- Short task: Make an exact copy of the records, with the images left out.

- Data in this exercise:
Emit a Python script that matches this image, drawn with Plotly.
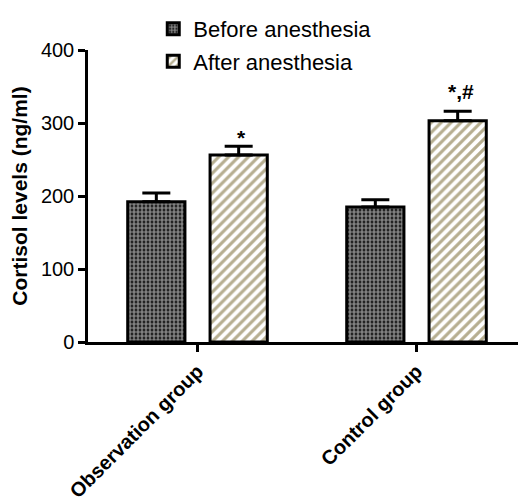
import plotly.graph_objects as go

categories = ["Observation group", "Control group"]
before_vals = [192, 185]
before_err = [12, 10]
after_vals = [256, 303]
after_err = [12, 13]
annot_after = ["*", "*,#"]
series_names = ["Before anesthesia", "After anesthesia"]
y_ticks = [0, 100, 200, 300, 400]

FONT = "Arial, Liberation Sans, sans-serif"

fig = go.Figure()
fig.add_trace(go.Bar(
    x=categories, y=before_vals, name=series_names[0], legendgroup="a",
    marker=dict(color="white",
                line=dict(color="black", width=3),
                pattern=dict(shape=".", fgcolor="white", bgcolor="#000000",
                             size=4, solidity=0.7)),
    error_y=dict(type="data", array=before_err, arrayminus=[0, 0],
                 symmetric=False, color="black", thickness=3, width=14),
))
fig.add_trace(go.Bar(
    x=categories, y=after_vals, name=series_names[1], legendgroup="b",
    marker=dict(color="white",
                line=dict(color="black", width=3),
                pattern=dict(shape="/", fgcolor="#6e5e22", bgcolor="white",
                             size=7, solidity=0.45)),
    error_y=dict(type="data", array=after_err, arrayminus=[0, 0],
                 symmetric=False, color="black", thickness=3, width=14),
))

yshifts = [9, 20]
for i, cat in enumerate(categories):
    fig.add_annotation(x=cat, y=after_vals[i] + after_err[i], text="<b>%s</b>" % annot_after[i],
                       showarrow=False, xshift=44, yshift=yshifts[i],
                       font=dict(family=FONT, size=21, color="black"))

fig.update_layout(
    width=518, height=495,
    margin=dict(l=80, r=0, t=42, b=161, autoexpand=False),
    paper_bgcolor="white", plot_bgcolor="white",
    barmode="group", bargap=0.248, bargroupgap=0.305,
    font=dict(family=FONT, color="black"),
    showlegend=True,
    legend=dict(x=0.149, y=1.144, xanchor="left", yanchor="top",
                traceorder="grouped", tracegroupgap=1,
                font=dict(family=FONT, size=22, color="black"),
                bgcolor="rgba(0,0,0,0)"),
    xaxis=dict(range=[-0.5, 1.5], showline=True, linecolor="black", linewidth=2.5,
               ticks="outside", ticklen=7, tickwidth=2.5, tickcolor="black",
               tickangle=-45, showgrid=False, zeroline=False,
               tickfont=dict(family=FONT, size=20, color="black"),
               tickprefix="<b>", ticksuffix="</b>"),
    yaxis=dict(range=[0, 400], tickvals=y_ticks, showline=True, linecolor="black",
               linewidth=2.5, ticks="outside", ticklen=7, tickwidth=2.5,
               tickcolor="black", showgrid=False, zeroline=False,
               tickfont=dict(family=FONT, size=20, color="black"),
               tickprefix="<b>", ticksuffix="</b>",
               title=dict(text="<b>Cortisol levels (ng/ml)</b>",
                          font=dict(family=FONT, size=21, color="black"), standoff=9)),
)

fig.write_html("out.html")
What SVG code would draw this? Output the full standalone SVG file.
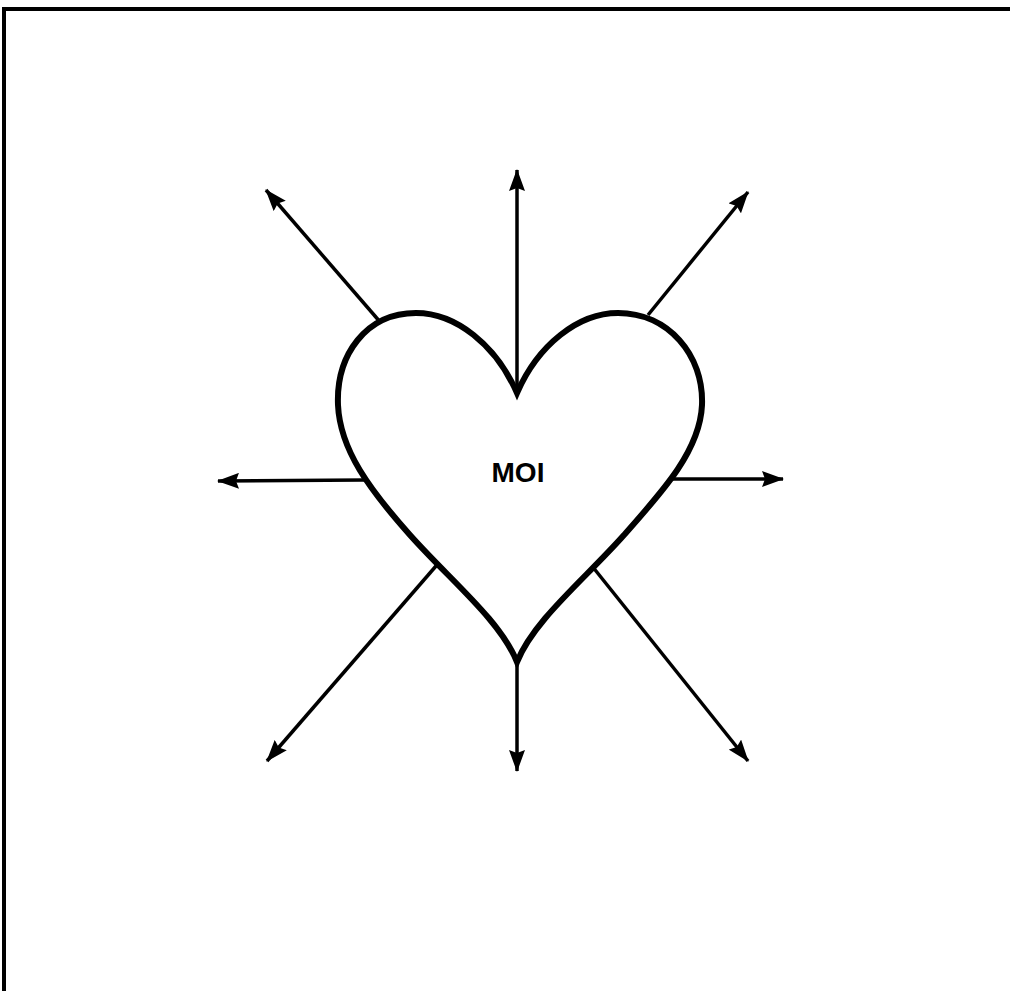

- Reply to the exercise:
Emit a Python script that matches this image, drawn with Plotly.
import plotly.graph_objects as go

categories = ["Observation group", "Control group"]
before_vals = [192, 185]
before_err = [12, 10]
after_vals = [256, 303]
after_err = [12, 13]
annot_after = ["*", "*,#"]
series_names = ["Before anesthesia", "After anesthesia"]
y_ticks = [0, 100, 200, 300, 400]

FONT = "Arial, Liberation Sans, sans-serif"

fig = go.Figure()
fig.add_trace(go.Bar(
    x=categories, y=before_vals, name=series_names[0], legendgroup="a",
    marker=dict(color="white",
                line=dict(color="black", width=3),
                pattern=dict(shape=".", fgcolor="white", bgcolor="#000000",
                             size=4, solidity=0.7)),
    error_y=dict(type="data", array=before_err, arrayminus=[0, 0],
                 symmetric=False, color="black", thickness=3, width=14),
))
fig.add_trace(go.Bar(
    x=categories, y=after_vals, name=series_names[1], legendgroup="b",
    marker=dict(color="white",
                line=dict(color="black", width=3),
                pattern=dict(shape="/", fgcolor="#6e5e22", bgcolor="white",
                             size=7, solidity=0.45)),
    error_y=dict(type="data", array=after_err, arrayminus=[0, 0],
                 symmetric=False, color="black", thickness=3, width=14),
))

yshifts = [9, 20]
for i, cat in enumerate(categories):
    fig.add_annotation(x=cat, y=after_vals[i] + after_err[i], text="<b>%s</b>" % annot_after[i],
                       showarrow=False, xshift=44, yshift=yshifts[i],
                       font=dict(family=FONT, size=21, color="black"))

fig.update_layout(
    width=518, height=495,
    margin=dict(l=80, r=0, t=42, b=161, autoexpand=False),
    paper_bgcolor="white", plot_bgcolor="white",
    barmode="group", bargap=0.248, bargroupgap=0.305,
    font=dict(family=FONT, color="black"),
    showlegend=True,
    legend=dict(x=0.149, y=1.144, xanchor="left", yanchor="top",
                traceorder="grouped", tracegroupgap=1,
                font=dict(family=FONT, size=22, color="black"),
                bgcolor="rgba(0,0,0,0)"),
    xaxis=dict(range=[-0.5, 1.5], showline=True, linecolor="black", linewidth=2.5,
               ticks="outside", ticklen=7, tickwidth=2.5, tickcolor="black",
               tickangle=-45, showgrid=False, zeroline=False,
               tickfont=dict(family=FONT, size=20, color="black"),
               tickprefix="<b>", ticksuffix="</b>"),
    yaxis=dict(range=[0, 400], tickvals=y_ticks, showline=True, linecolor="black",
               linewidth=2.5, ticks="outside", ticklen=7, tickwidth=2.5,
               tickcolor="black", showgrid=False, zeroline=False,
               tickfont=dict(family=FONT, size=20, color="black"),
               tickprefix="<b>", ticksuffix="</b>",
               title=dict(text="<b>Cortisol levels (ng/ml)</b>",
                          font=dict(family=FONT, size=21, color="black"), standoff=9)),
)

fig.write_html("out.html")
What SVG code would draw this? Output the full standalone SVG file.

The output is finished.